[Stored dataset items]
========================
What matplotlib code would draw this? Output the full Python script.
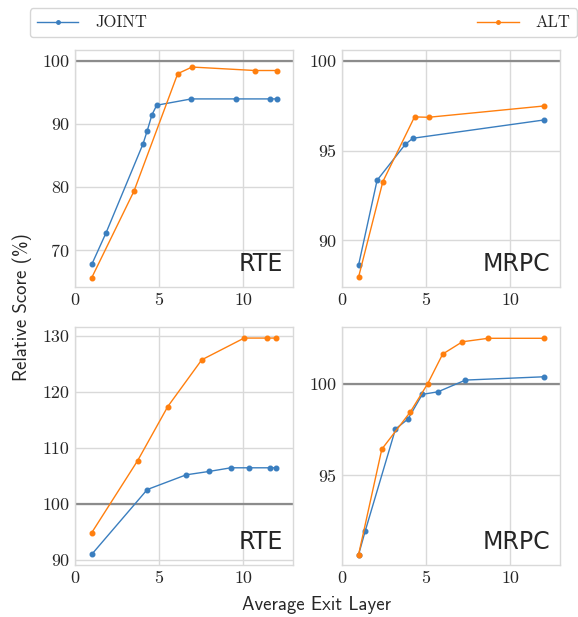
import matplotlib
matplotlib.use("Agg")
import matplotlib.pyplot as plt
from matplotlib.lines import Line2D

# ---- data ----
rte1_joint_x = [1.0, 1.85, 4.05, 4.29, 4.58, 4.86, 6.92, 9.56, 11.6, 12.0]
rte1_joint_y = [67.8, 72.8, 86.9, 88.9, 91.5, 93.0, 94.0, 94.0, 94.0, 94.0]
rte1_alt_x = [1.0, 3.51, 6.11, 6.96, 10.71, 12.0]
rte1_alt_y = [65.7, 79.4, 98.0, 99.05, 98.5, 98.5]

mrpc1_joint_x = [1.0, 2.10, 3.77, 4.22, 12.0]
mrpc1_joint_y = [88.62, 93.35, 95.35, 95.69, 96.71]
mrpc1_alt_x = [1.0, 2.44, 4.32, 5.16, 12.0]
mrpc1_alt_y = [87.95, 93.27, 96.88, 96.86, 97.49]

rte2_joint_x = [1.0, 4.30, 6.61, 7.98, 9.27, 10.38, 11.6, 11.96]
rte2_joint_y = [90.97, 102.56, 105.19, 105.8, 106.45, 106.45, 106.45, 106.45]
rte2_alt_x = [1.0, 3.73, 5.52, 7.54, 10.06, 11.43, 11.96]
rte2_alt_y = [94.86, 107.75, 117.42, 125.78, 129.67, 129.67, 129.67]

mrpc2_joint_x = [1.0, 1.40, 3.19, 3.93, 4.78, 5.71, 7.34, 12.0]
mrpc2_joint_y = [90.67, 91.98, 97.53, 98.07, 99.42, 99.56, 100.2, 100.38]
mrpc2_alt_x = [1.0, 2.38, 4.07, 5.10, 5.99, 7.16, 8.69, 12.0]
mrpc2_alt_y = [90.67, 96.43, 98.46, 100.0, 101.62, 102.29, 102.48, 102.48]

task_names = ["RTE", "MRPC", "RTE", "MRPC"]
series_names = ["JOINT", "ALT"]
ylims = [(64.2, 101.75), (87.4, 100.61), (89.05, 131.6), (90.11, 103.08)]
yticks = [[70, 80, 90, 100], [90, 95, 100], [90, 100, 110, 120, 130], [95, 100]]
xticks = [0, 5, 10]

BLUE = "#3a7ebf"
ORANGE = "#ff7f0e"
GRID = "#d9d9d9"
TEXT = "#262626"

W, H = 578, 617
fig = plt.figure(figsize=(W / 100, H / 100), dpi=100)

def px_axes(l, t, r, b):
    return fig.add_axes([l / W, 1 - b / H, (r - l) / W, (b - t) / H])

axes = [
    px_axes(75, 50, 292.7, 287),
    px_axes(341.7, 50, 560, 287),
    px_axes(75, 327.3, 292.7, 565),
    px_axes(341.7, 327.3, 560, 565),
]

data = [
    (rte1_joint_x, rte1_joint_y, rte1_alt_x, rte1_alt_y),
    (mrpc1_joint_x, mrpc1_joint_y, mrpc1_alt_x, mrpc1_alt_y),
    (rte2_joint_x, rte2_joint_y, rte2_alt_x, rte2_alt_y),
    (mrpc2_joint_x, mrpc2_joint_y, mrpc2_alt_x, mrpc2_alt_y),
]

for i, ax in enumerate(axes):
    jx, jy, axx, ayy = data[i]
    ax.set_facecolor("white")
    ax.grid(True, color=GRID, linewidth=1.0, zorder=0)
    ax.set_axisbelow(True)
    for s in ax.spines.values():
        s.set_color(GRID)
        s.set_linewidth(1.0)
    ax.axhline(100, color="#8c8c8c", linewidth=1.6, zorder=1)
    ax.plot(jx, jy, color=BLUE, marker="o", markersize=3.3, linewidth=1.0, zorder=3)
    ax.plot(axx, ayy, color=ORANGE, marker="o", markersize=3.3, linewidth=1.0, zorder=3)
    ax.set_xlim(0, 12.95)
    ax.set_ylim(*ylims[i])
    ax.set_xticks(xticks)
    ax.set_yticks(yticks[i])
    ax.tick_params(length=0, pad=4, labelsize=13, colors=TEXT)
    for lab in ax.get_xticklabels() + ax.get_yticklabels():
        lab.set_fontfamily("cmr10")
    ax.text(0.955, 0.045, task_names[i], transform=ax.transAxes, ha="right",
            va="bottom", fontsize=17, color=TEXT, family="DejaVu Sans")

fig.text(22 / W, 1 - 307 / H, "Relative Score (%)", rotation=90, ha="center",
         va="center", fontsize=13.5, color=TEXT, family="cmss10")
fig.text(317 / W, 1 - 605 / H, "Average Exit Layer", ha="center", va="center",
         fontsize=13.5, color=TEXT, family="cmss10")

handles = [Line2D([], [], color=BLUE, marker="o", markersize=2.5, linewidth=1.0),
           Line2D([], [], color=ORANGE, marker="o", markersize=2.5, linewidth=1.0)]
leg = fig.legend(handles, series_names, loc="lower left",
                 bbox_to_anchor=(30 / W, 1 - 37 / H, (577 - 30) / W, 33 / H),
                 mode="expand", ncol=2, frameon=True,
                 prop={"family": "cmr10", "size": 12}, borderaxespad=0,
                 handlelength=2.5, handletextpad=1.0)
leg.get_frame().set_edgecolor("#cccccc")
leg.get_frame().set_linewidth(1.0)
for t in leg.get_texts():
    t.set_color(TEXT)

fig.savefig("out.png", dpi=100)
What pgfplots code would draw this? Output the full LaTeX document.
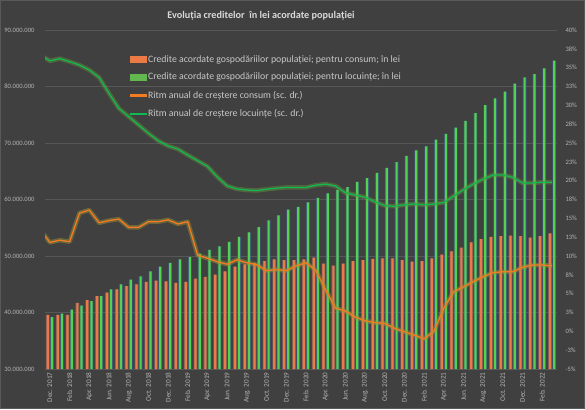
========================
[WHAT IS NEEDED] Copy the entries above faithfully and omit every image.

[RESPONSE FOR THIS EXERCISE]
What matplotlib code would draw this? Output the full Python script.
import matplotlib
matplotlib.use("Agg")
import matplotlib.pyplot as plt
from matplotlib.lines import Line2D

# ---- data ----
rte1_joint_x = [1.0, 1.85, 4.05, 4.29, 4.58, 4.86, 6.92, 9.56, 11.6, 12.0]
rte1_joint_y = [67.8, 72.8, 86.9, 88.9, 91.5, 93.0, 94.0, 94.0, 94.0, 94.0]
rte1_alt_x = [1.0, 3.51, 6.11, 6.96, 10.71, 12.0]
rte1_alt_y = [65.7, 79.4, 98.0, 99.05, 98.5, 98.5]

mrpc1_joint_x = [1.0, 2.10, 3.77, 4.22, 12.0]
mrpc1_joint_y = [88.62, 93.35, 95.35, 95.69, 96.71]
mrpc1_alt_x = [1.0, 2.44, 4.32, 5.16, 12.0]
mrpc1_alt_y = [87.95, 93.27, 96.88, 96.86, 97.49]

rte2_joint_x = [1.0, 4.30, 6.61, 7.98, 9.27, 10.38, 11.6, 11.96]
rte2_joint_y = [90.97, 102.56, 105.19, 105.8, 106.45, 106.45, 106.45, 106.45]
rte2_alt_x = [1.0, 3.73, 5.52, 7.54, 10.06, 11.43, 11.96]
rte2_alt_y = [94.86, 107.75, 117.42, 125.78, 129.67, 129.67, 129.67]

mrpc2_joint_x = [1.0, 1.40, 3.19, 3.93, 4.78, 5.71, 7.34, 12.0]
mrpc2_joint_y = [90.67, 91.98, 97.53, 98.07, 99.42, 99.56, 100.2, 100.38]
mrpc2_alt_x = [1.0, 2.38, 4.07, 5.10, 5.99, 7.16, 8.69, 12.0]
mrpc2_alt_y = [90.67, 96.43, 98.46, 100.0, 101.62, 102.29, 102.48, 102.48]

task_names = ["RTE", "MRPC", "RTE", "MRPC"]
series_names = ["JOINT", "ALT"]
ylims = [(64.2, 101.75), (87.4, 100.61), (89.05, 131.6), (90.11, 103.08)]
yticks = [[70, 80, 90, 100], [90, 95, 100], [90, 100, 110, 120, 130], [95, 100]]
xticks = [0, 5, 10]

BLUE = "#3a7ebf"
ORANGE = "#ff7f0e"
GRID = "#d9d9d9"
TEXT = "#262626"

W, H = 578, 617
fig = plt.figure(figsize=(W / 100, H / 100), dpi=100)

def px_axes(l, t, r, b):
    return fig.add_axes([l / W, 1 - b / H, (r - l) / W, (b - t) / H])

axes = [
    px_axes(75, 50, 292.7, 287),
    px_axes(341.7, 50, 560, 287),
    px_axes(75, 327.3, 292.7, 565),
    px_axes(341.7, 327.3, 560, 565),
]

data = [
    (rte1_joint_x, rte1_joint_y, rte1_alt_x, rte1_alt_y),
    (mrpc1_joint_x, mrpc1_joint_y, mrpc1_alt_x, mrpc1_alt_y),
    (rte2_joint_x, rte2_joint_y, rte2_alt_x, rte2_alt_y),
    (mrpc2_joint_x, mrpc2_joint_y, mrpc2_alt_x, mrpc2_alt_y),
]

for i, ax in enumerate(axes):
    jx, jy, axx, ayy = data[i]
    ax.set_facecolor("white")
    ax.grid(True, color=GRID, linewidth=1.0, zorder=0)
    ax.set_axisbelow(True)
    for s in ax.spines.values():
        s.set_color(GRID)
        s.set_linewidth(1.0)
    ax.axhline(100, color="#8c8c8c", linewidth=1.6, zorder=1)
    ax.plot(jx, jy, color=BLUE, marker="o", markersize=3.3, linewidth=1.0, zorder=3)
    ax.plot(axx, ayy, color=ORANGE, marker="o", markersize=3.3, linewidth=1.0, zorder=3)
    ax.set_xlim(0, 12.95)
    ax.set_ylim(*ylims[i])
    ax.set_xticks(xticks)
    ax.set_yticks(yticks[i])
    ax.tick_params(length=0, pad=4, labelsize=13, colors=TEXT)
    for lab in ax.get_xticklabels() + ax.get_yticklabels():
        lab.set_fontfamily("cmr10")
    ax.text(0.955, 0.045, task_names[i], transform=ax.transAxes, ha="right",
            va="bottom", fontsize=17, color=TEXT, family="DejaVu Sans")

fig.text(22 / W, 1 - 307 / H, "Relative Score (%)", rotation=90, ha="center",
         va="center", fontsize=13.5, color=TEXT, family="cmss10")
fig.text(317 / W, 1 - 605 / H, "Average Exit Layer", ha="center", va="center",
         fontsize=13.5, color=TEXT, family="cmss10")

handles = [Line2D([], [], color=BLUE, marker="o", markersize=2.5, linewidth=1.0),
           Line2D([], [], color=ORANGE, marker="o", markersize=2.5, linewidth=1.0)]
leg = fig.legend(handles, series_names, loc="lower left",
                 bbox_to_anchor=(30 / W, 1 - 37 / H, (577 - 30) / W, 33 / H),
                 mode="expand", ncol=2, frameon=True,
                 prop={"family": "cmr10", "size": 12}, borderaxespad=0,
                 handlelength=2.5, handletextpad=1.0)
leg.get_frame().set_edgecolor("#cccccc")
leg.get_frame().set_linewidth(1.0)
for t in leg.get_texts():
    t.set_color(TEXT)

fig.savefig("out.png", dpi=100)
What pgfplots code would draw this? Output the full LaTeX document.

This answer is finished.